It seems nearly anywhere you turn these days someone you know is being diagnosed with cancer. There are a few simple reasons for this.
For one thing, there are far more people now than at any time in history. In the last half-century alone, the population of the planet has skyrocketed from 3.6 billion to 7.5 billion.
For another thing, many people are living longer lives due to medical advances such as the development of cures and vaccines. In 1900, the average lifespan was 46 for men and 48 women. A mere 100 years later, the average lifespan is now 73 and 79 – nearly double! Cancer disproportionately affects the middle-aged and older adults far more often than it does young people.
So, because there are more people in the world – and more of them are older – it’s no surprise that there are more people than ever before receiving a diagnosis of cancer.

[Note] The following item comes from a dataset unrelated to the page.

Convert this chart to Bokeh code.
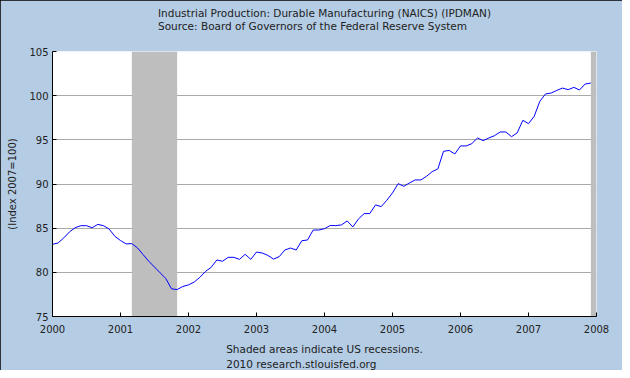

What We Mean When We Talk About Cancer Risks
When scientists and researchers refer to cancer risk, they are referring to a probability of a person contracting cancer during their lifetime. This data is obtained by studying and charting large groups of people and associated risk factors or behaviors that add to a person’s odds of being diagnosed with cancer.
There are two types of risks: absolute and relative. Absolute risk, as it relates to cancer, refers to the probability of developing cancer – usually within a specific time frame, like by the age of 50, or during a person’s lifetime. Relative risk compares the occurrence of cancer between groups of people; for example, smokers may have an increased relative risk than nonsmokers of developing a particular type of cancer.
Age and Population Factors
The biggest risk factor for contracting cancer is age. A century ago, a person’s lifespan was much shorter because they usually succumbed to other ailments and so were less likely reach an age when cancer might have struck. Cancer is predominantly a disease of older adults, with more than 60% of all cancers mostly affecting people over 65 years of age. People of that age made up a mere 10% of the total population a few decades ago. Today, that figure has more than doubled because fewer people are dying of heart attacks and strokes. Thus, a greater percentage of the population is now dying of cancer.
Lifestyle Risk Factors
Another factor increasing the number of cancer cases today is the obesity epidemic in the U.S. Modern-day diets are much more likely to be higher in fat, sugar, and calories than in recent history. And the obese are at risk of contracting so many more illnesses, including cancer, than their counterparts with a healthier body weight. Thus, lifestyle and diet choices people make have led to a dramatic jump in the number of obese and overweight people, which increases their relative risk for cancer.